Machine learning is a type of data analysis technology that extracts knowledge without being explicitly programmed to do so. It provides systems the ability to automatically learn and improve from experiences and focuses on the development of computer programs that can access data and use it to learn for themselves.
More and more, data management technology will be leveraging machine learning and artificial intelligence to find data patterns or to handle the data profiling and automatically recommend the data rules or changes that users should make to the data to fit the purpose. Gartner recommends modernizing organization’s business intelligence and analytics capabilities to support machine learning by updating the data organization layer in end-to-end analytics architectures to support data preparation for machine learning algorithms. On top of that, businesses should focus on storage and compute clusters to support machine learning capabilities.
When businesses monitor their data quality consistently, they are applying their data validation rules to data sources on a regular schedule to get historical trend analysis and to see how data quality scores change over time. When businesses react early and proactively on slight decreases of given data quality scores, they’re able to keep business operations running smoothly.
Why Cleaning Matters
Organizations that understand the value of integrating, cleansing, managing and archiving data to boost their business process and analytical insights will have an advantage over businesses who do not value such capabilities. According to Gartner, poor data quality is a primary reason for about 40% of all business initiatives failing to achieve their targeted benefits. Supporting this argument, a survey of theirs indicates that failing to measure the annual financials of poor quality data impacts results in reactive responses to data quality issues, missed business growth opportunities, increase risks and lower ROI.
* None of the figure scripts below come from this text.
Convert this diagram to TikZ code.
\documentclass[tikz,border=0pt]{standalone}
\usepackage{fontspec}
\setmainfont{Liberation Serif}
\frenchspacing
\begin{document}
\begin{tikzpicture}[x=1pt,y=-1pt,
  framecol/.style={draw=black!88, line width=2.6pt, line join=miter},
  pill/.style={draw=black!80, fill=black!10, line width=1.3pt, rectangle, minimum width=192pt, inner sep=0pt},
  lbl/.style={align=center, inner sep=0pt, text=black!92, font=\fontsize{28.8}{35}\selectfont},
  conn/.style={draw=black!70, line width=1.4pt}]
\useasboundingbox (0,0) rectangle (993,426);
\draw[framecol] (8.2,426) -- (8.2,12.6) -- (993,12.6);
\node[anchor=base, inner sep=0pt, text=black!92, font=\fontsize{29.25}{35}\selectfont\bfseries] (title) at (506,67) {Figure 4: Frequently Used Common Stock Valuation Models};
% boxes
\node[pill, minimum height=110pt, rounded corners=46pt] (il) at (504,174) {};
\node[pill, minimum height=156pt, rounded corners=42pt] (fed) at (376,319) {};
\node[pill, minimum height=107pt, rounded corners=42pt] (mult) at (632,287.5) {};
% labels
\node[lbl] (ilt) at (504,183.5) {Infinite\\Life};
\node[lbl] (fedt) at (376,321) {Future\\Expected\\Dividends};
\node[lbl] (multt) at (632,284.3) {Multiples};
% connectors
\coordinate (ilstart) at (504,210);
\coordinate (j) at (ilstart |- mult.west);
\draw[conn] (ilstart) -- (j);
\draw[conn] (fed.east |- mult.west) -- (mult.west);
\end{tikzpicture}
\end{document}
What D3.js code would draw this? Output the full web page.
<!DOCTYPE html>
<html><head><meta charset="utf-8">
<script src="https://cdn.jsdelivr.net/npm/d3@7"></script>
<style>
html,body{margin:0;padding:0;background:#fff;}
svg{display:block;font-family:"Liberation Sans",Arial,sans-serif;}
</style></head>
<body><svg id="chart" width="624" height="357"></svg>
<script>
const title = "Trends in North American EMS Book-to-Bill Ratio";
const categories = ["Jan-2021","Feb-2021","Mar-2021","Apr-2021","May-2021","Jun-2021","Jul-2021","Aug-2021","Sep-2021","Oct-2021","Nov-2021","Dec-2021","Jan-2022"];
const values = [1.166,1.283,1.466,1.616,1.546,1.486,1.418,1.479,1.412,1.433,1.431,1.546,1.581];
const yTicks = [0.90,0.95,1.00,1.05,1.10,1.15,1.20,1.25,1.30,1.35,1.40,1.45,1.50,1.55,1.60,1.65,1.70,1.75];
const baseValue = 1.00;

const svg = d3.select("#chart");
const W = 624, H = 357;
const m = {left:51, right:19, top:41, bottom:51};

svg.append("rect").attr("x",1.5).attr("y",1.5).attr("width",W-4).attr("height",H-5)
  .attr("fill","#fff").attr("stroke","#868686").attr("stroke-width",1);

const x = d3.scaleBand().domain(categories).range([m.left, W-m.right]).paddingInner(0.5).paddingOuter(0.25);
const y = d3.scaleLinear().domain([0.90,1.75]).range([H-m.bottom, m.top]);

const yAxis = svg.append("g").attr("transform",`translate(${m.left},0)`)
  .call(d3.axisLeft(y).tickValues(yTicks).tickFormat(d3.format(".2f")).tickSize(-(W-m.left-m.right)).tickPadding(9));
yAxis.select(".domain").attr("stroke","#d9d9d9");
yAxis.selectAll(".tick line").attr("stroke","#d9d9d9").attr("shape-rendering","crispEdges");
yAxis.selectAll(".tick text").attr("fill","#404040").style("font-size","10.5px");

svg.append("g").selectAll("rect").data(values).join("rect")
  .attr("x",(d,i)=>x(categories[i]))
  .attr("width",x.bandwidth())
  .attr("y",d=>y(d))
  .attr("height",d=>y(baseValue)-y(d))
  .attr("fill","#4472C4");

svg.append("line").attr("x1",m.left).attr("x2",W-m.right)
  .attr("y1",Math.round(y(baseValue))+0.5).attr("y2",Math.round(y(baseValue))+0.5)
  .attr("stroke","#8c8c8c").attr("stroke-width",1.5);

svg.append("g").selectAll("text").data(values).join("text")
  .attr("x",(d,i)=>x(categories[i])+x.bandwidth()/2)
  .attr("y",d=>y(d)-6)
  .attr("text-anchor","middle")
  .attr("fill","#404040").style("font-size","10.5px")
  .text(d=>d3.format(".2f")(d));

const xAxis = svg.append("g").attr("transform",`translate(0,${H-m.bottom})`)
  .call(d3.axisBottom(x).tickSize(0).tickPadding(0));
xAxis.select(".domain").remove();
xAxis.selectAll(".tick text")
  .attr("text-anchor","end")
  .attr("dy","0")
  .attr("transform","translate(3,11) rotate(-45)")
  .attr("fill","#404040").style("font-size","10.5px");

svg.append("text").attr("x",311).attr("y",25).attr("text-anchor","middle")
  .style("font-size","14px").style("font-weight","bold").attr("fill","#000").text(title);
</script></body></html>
When organizations prioritize data cleansing, they can lower operational costs and maximize profits. Data cleansing can also help businesses improve the decision-making process, streamline business practices and increase productivity.
Perhaps the biggest takeaway for data cleansing is that it can help businesses achieve their goals.
By recognizing the importance of consolidation, data integrity, and central governance, organizations will transform their data into a trusted, updated resource for streamlining processes and maximizing efficiencies.
Just like a homeowner who frequently cleans, organizes and knows exactly where all of their belongings are in their clutter-free home, organizations who have their data frequently updated, cleaned and stored properly will also find that it makes doing business much easier.